>>13734354>>13734352>>13734062If you're wondering about the replies to this
>>13733754, most of it is really simple. Just grab a book on group theory (no prereq other than understanding how sets and proofs work) and you could pretty much get what's going on.
I'm gonna give a quick explanation, but some of it may go over your head a bit, and I'm omitting a lot, but that's okay. You can fill the gaps on your own easily.
Z = the integers = {...,-3,-2,-1,0,1,2,3,...}
You can take the the integers with the operation of addition +, and you have a group (look up the definition). You can take subsets of it that turn out to be also groups under addition, for example, 2Z (the even numbers), or 3Z (the multiples of 3), or 4Z (the multiples of 4), etc.
If you remember from primary school, you were taught that "even + even = even, odd + even = odd, odd + odd = even". Well, the set {even, odd} is a group under this new operation of addition, and you can get it from Z by "quotienting out" by the even numbers 2Z, and you get Z/2Z = {even, odd} = {2Z, 1+2Z}.
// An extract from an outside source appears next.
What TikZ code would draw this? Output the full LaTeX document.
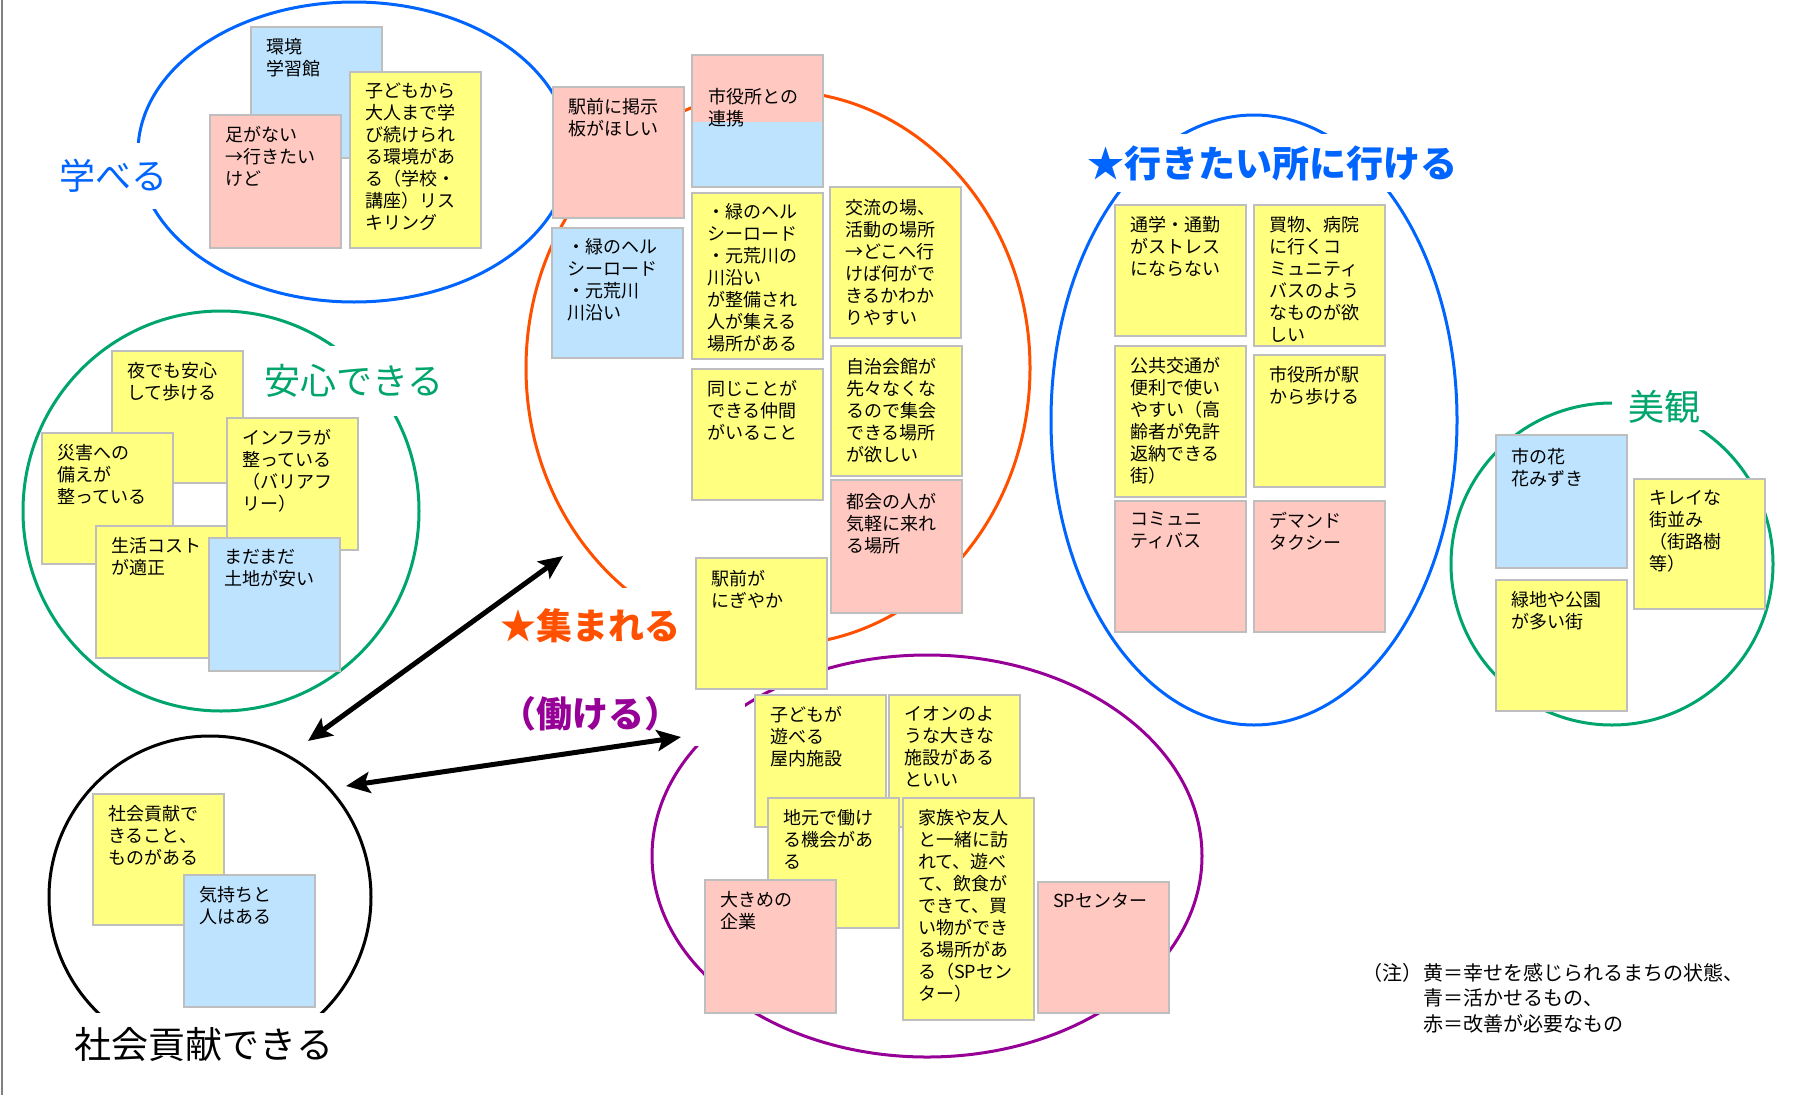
\documentclass[tikz,border=0pt]{standalone}
\usepackage{fontspec}
\setmainfont{Noto Sans CJK JP}
\usepackage{tikz}
\usetikzlibrary{arrows.meta}

\definecolor{fusenyellow}{RGB}{255,255,128}
\definecolor{fusenpink}{RGB}{255,200,192}
\definecolor{fusenblue}{RGB}{189,227,254}
\definecolor{fusenline}{RGB}{190,190,190}
\definecolor{manabu}{RGB}{0,100,255}
\definecolor{anshin}{RGB}{0,165,108}
\definecolor{atsumaru}{RGB}{255,80,0}
\definecolor{hataraku}{RGB}{150,0,150}

\tikzset{
  fusen/.style={draw=fusenline, line width=1.5pt, anchor=north west,
                minimum width=131pt, inner sep=0pt},
  fusentext/.style={anchor=north west, align=left, inner sep=0pt,
                    font=\fontsize{18}{22}\selectfont},
  wa/.style={line width=3pt},
  midashi/.style={fill=white, inner sep=0pt, font=\fontsize{36}{40}\selectfont},
  yajirushi/.style={line width=5pt,
    {Stealth[length=24pt,width=21pt,inset=5pt]}-{Stealth[length=24pt,width=21pt,inset=5pt]}},
  chu/.style={inner sep=0pt, anchor=north west, align=left,
              font=\fontsize{20}{25.5}\selectfont}
}

% name, colour, top left, height, text
\newcommand{\fusen}[6][12pt]{%
  \node[fusen, fill=#3, minimum height=#5pt] (#2) at (#4) {};
  \node[fusentext] (#2-t) at ([xshift=16pt,yshift=-#1]#2.north west) {#6};}

\begin{document}
\begin{tikzpicture}[x=1pt, y=-1pt]
\useasboundingbox (0,0) rectangle (1798,1095);
\draw[gray, line width=2pt] (2,0) -- (2,1095);

% circles
\draw[wa, manabu]   (354,152)  ellipse [x radius=216pt, y radius=150pt];
\draw[wa, atsumaru] (778,368)  ellipse [x radius=252pt, y radius=277pt];
\draw[wa, manabu]   (1254,420) ellipse [x radius=203pt, y radius=305pt];
\draw[wa, anshin]   (221,511)  ellipse [x radius=198pt, y radius=200pt];
\draw[wa, anshin]   (1612,564) circle [radius=161pt];
\draw[wa, hataraku] (927,856)  ellipse [x radius=275pt, y radius=201pt];
\draw[wa]           (210,897)  circle [radius=161pt];

% headings
\node[midashi, text=manabu, minimum width=112pt, minimum height=66pt] (manaberu) at (113,176) {学べる};
\node[midashi, text=anshin, minimum width=200pt, minimum height=70pt] (anshindekiru) at (354,381) {安心できる};
\node[midashi, text=atsumaru, font=\fontsize{36}{40}\selectfont\bfseries,
      minimum width=214pt, minimum height=76pt] (atsumareru) at (590,626) {★集まれる};
\node[midashi, text=manabu, font=\fontsize{37}{40}\selectfont\bfseries,
      minimum width=376pt, minimum height=58pt] (ikeru) at (1272,163) {★行きたい所に行ける};
\node[midashi, text=anshin, minimum width=104pt, minimum height=46pt] (bikan) at (1664,407) {美観};
\node[midashi, text=hataraku, font=\fontsize{36}{40}\selectfont\bfseries,
      minimum width=310pt, minimum height=64pt] (hatarakeru) at (590,714) {（働ける）};
\node[midashi, font=\fontsize{37}{40}\selectfont,
      minimum width=266pt, minimum height=62pt] (kouken) at (204,1044) {社会貢献できる};

% manaberu
\fusen{kankyo}{fusenblue}{250,26}{131}{環境\\学習館}
\fusen{ashi}{fusenpink}{209,114}{133}{足がない\\→行きたい\\けど}
\fusen{risuki}{fusenyellow}{349,71}{176}{子どもから\\大人まで学\\び続けられ\\る環境があ\\る（学校・\\講座）リス\\キリング}

% atsumareru
\fusen{keiji}{fusenpink}{552,86}{131}{駅前に掲示\\板がほしい}
\node[fusen, fill=fusenblue, minimum height=132pt,
      path picture={\fill[fusenpink] (path picture bounding box.north west)
        rectangle ([yshift=-67pt]path picture bounding box.north east);}] (renkei) at (691,54) {};
\node[fusentext] (renkei-t) at ([xshift=17pt,yshift=-34pt]renkei.north west) {市役所との\\連携};
\fusen[11pt]{herusi}{fusenblue}{551,227}{130}{・緑のヘル\\シーロード\\・元荒川\\川沿い}
\fusen[11pt]{seibi}{fusenyellow}{691,192}{166}{・緑のヘル\\シーロード\\・元荒川の\\川沿い\\が整備され\\人が集える\\場所がある}
\fusen[13pt]{koryu}{fusenyellow}{829,186}{151}{交流の場、\\活動の場所\\→どこへ行\\けば何がで\\きるかわか\\りやすい}
\fusen{nakama}{fusenyellow}{691,368}{131}{同じことが\\できる仲間\\がいること}
\fusen[13pt]{jichikai}{fusenyellow}{830,345}{130}{自治会館が\\先々なくな\\るので集会\\できる場所\\が欲しい}
\fusen[14pt]{tokai}{fusenpink}{830,479}{133}{都会の人が\\気軽に来れ\\る場所}
\fusen[13pt]{nigiyaka}{fusenyellow}{695,557}{131}{駅前が\\にぎやか}

% ikeru
\fusen{tsugaku}{fusenyellow}{1114,204}{131}{通学・通勤\\がストレス\\にならない}
\fusen{kaimono}{fusenyellow}{1253,204}{141}{買物、病院\\に行くコ\\ミュニティ\\バスのよう\\なものが欲\\しい}
\fusen{kokyo}{fusenyellow}{1114,345}{151}{公共交通が\\便利で使い\\やすい（高\\齢者が免許\\返納できる\\街）}
\fusen{eki}{fusenyellow}{1253,354}{132}{市役所が駅\\から歩ける}
\fusen{komibasu}{fusenpink}{1114,500}{131}{コミュニ\\ティバス}
\fusen{demando}{fusenpink}{1253,500}{131}{デマンド\\タクシー}

% bikan
\fusen[14pt]{hana}{fusenblue}{1495,434}{133}{市の花\\花みずき}
\fusen{machinami}{fusenyellow}{1633,478}{130}{キレイな\\街並み\\（街路樹\\等）}
\fusen{ryokuchi}{fusenyellow}{1495,579}{131}{緑地や公園\\が多い街}

% anshindekiru
\fusen{yoru}{fusenyellow}{111,350}{132}{夜でも安心\\して歩ける}
\fusen{saigai}{fusenyellow}{41,432}{131}{災害への\\備えが\\整っている}
\fusen{infura}{fusenyellow}{226,417}{132}{インフラが\\整っている\\（バリアフ\\リー）}
\fusen{kosuto}{fusenyellow}{95,525}{132}{生活コスト\\が適正}
\fusen{tochi}{fusenblue}{208,537}{133}{まだまだ\\土地が安い}

% kouken
\fusen{koukendekiru}{fusenyellow}{92,793}{131}{社会貢献で\\きること、\\ものがある}
\fusen{kimochi}{fusenblue}{183,874}{132}{気持ちと\\人はある}

% hatarakeru
\fusen{asoberu}{fusenyellow}{754,694}{132}{子どもが\\遊べる\\屋内施設}
\fusen{aeon}{fusenyellow}{888,694}{132}{イオンのよ\\うな大きな\\施設がある\\といい}
\fusen{jimoto}{fusenyellow}{767,797}{130}{地元で働け\\る機会があ\\る}
\fusen{kazoku}{fusenyellow}{902,797}{222}{家族や友人\\と一緒に訪\\れて、遊べ\\て、飲食が\\できて、買\\い物ができ\\る場所があ\\る（SPセン\\ター）}
\fusen{kigyo}{fusenpink}{704,879}{133}{大きめの\\企業}
\fusen{spcenter}{fusenpink}{1037,881}{131}{SPセンター}

% arrows
\coordinate (atsumaru-p) at (563,556);
\coordinate (kouken-p1) at (308,741);
\coordinate (kouken-p2) at (346,786);
\coordinate (hataraku-p) at (681,737);
\foreach \a/\b in {kouken-p1/atsumaru-p, kouken-p2/hataraku-p}
  \draw[yajirushi] (\a) -- (\b);

% legend
\node[chu] (chu) at (1362,963) {（注）};
\node[chu] (hanrei) at (1423,963) {黄＝幸せを感じられるまちの状態、\\青＝活かせるもの、\\赤＝改善が必要なもの};
\end{tikzpicture}
\end{document}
You could do the same with 3Z and get Z/3Z which has 3 elements, and in general Z/nZ has n elements. So for any n, you can get a quotient that is of size n, and so you can get quotients as big as you want. But there are no infinite quotients of Z (except itself).
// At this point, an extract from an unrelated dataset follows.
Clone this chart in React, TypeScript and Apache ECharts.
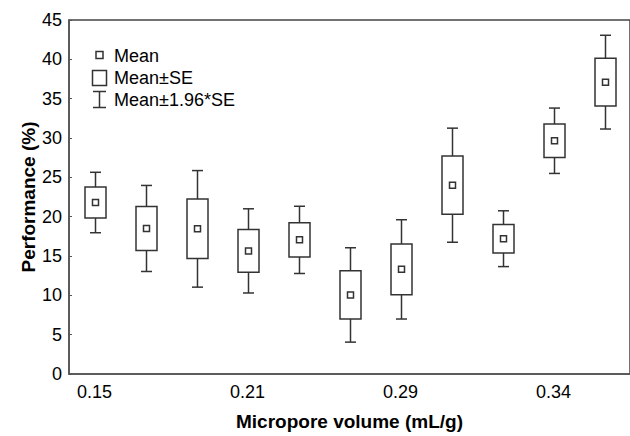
import React, { useEffect, useRef } from "react";
import * as echarts from "echarts";

const xTickLabels = ["0.15", "", "", "0.21", "", "", "0.29", "", "", "0.34", ""];
const means = [21.8, 18.5, 18.45, 15.65, 17.05, 10.05, 13.3, 24.0, 17.2, 29.65, 37.1];
const stdErrs = [1.96, 2.79, 3.78, 2.73, 2.18, 3.06, 3.22, 3.7, 1.81, 2.12, 3.04];
const ciFactor = 1.96;
const yMin = 0;
const yMax = 45;
const yStep = 5;
const legendLabels = ["Mean", "Mean\u00b1SE", "Mean\u00b11.96*SE"];

const FONT = "'Liberation Sans', Arial, sans-serif";
const LINE = "#333";
const TEXT = "#000";

export default function App() {
  const ref = useRef<HTMLDivElement>(null);
  useEffect(() => {
    if (!ref.current) return;
    const chart = echarts.init(ref.current, undefined, { renderer: "svg" });
    const data = means.map((m, i) => [i, m, stdErrs[i]]);
    const lw = 1.5;
    const option: any = {
      animation: false,
      backgroundColor: "#fff",
      grid: {
        left: 69,
        top: 20,
        width: 568,
        height: 358,
        show: true,
        borderColor: "#444",
        borderWidth: 1.5,
        containLabel: false,
      },
      xAxis: {
        type: "category",
        data: xTickLabels,
        boundaryGap: true,
        name: "Micropore volume (mL/g)",
        nameLocation: "middle",
        nameGap: 38,
        nameMoveOverlap: false,
        nameTextStyle: { fontFamily: FONT, fontSize: 19, fontWeight: "bold", color: TEXT },
        axisLine: { lineStyle: { color: "#555", width: 1.5 } },
        axisTick: { inside: true, length: 3, alignWithLabel: true, interval: 0, lineStyle: { color: "#555", width: 1 } },
        axisLabel: { interval: 0, margin: 9, fontFamily: FONT, fontSize: 18, color: TEXT },
        splitLine: { show: false },
      },
      yAxis: {
        type: "value",
        min: yMin,
        max: yMax,
        interval: yStep,
        name: "Performance (%)",
        nameLocation: "middle",
        nameGap: 31,
        nameMoveOverlap: false,
        nameTextStyle: { fontFamily: FONT, fontSize: 19, fontWeight: "bold", color: TEXT },
        axisLine: { show: true, lineStyle: { color: "#555", width: 1.5 } },
        axisTick: { show: true, inside: true, length: 3, lineStyle: { color: "#555", width: 1 } },
        axisLabel: { margin: 7, fontFamily: FONT, fontSize: 18, color: TEXT },
        splitLine: { show: false },
      },
      series: [
        {
          type: "custom",
          encode: { x: 0, y: 1 },
          data,
          renderItem: (params: any, api: any) => {
            const i = api.value(0);
            const m = api.value(1);
            const se = api.value(2);
            const c = api.coord([i, m]);
            const x = Math.round(c[0]) + 0.5;
            const yHi = api.coord([i, m + ciFactor * se])[1];
            const yLo = api.coord([i, m - ciFactor * se])[1];
            const bHi = api.coord([i, m + se])[1];
            const bLo = api.coord([i, m - se])[1];
            const ym = c[1];
            const bw = 21;
            const cw = 11;
            const mk = 6;
            const st = { stroke: LINE, lineWidth: lw, fill: "none" };
            return {
              type: "group",
              children: [
                { type: "line", shape: { x1: x, y1: yHi, x2: x, y2: yLo }, style: st },
                { type: "line", shape: { x1: x - cw / 2, y1: yHi, x2: x + cw / 2, y2: yHi }, style: st },
                { type: "line", shape: { x1: x - cw / 2, y1: yLo, x2: x + cw / 2, y2: yLo }, style: st },
                { type: "rect", shape: { x: x - bw / 2, y: bHi, width: bw, height: bLo - bHi }, style: { stroke: LINE, lineWidth: lw, fill: "#fff" } },
                { type: "rect", shape: { x: x - mk / 2, y: ym - mk / 2, width: mk, height: mk }, style: { stroke: LINE, lineWidth: lw, fill: "#fff" } },
              ],
            };
          },
        },
      ],
      graphic: [
        { type: "rect", shape: { x: 96, y: 51.5, width: 7, height: 7 }, style: { stroke: LINE, lineWidth: lw, fill: "#fff" } },
        { type: "text", x: 114, y: 55.5, style: { text: legendLabels[0], fontFamily: FONT, fontSize: 18, fill: TEXT, verticalAlign: "middle" } },
        { type: "rect", shape: { x: 92.5, y: 70.5, width: 14, height: 15 }, style: { stroke: LINE, lineWidth: lw, fill: "#fff" } },
        { type: "text", x: 114, y: 77.5, style: { text: legendLabels[1], fontFamily: FONT, fontSize: 18, fill: TEXT, verticalAlign: "middle" } },
        { type: "line", shape: { x1: 99.5, y1: 91.5, x2: 99.5, y2: 107.5 }, style: { stroke: LINE, lineWidth: lw } },
        { type: "line", shape: { x1: 93, y1: 91.5, x2: 106, y2: 91.5 }, style: { stroke: LINE, lineWidth: lw } },
        { type: "line", shape: { x1: 93, y1: 107.5, x2: 106, y2: 107.5 }, style: { stroke: LINE, lineWidth: lw } },
        { type: "text", x: 114, y: 99.5, style: { text: legendLabels[2], fontFamily: FONT, fontSize: 18, fill: TEXT, verticalAlign: "middle" } },
      ],
    };
    chart.setOption(option);
    return () => chart.dispose();
  }, []);
  return (
    <div
      ref={ref}
      style={{ position: "fixed", left: 0, top: 0, width: 630, height: 436, overflow: "hidden", background: "#fff" }}
    />
  );
}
Then the anon goes on to ask if there are infinite groups where we can have subgroups as big as we'd like that are normal (special property, those are the subgroups we can quotient by), but none that are infinite normal subgroups.
Then another anon gave an example of the rational numbers with a denominator that is a power of 2, but you take them "mod 1". Mod 1 means that whenever the sum goes over 1, you wrap back around to keep the result between 0 and 1. For example, 3/4 + 7/8 = 13/8, but then you wrap around by subtracting multiples of 1, and you get 5/8.
Its only (normal) subgroups are the numbers with a denominator of at most 2^k for a given k.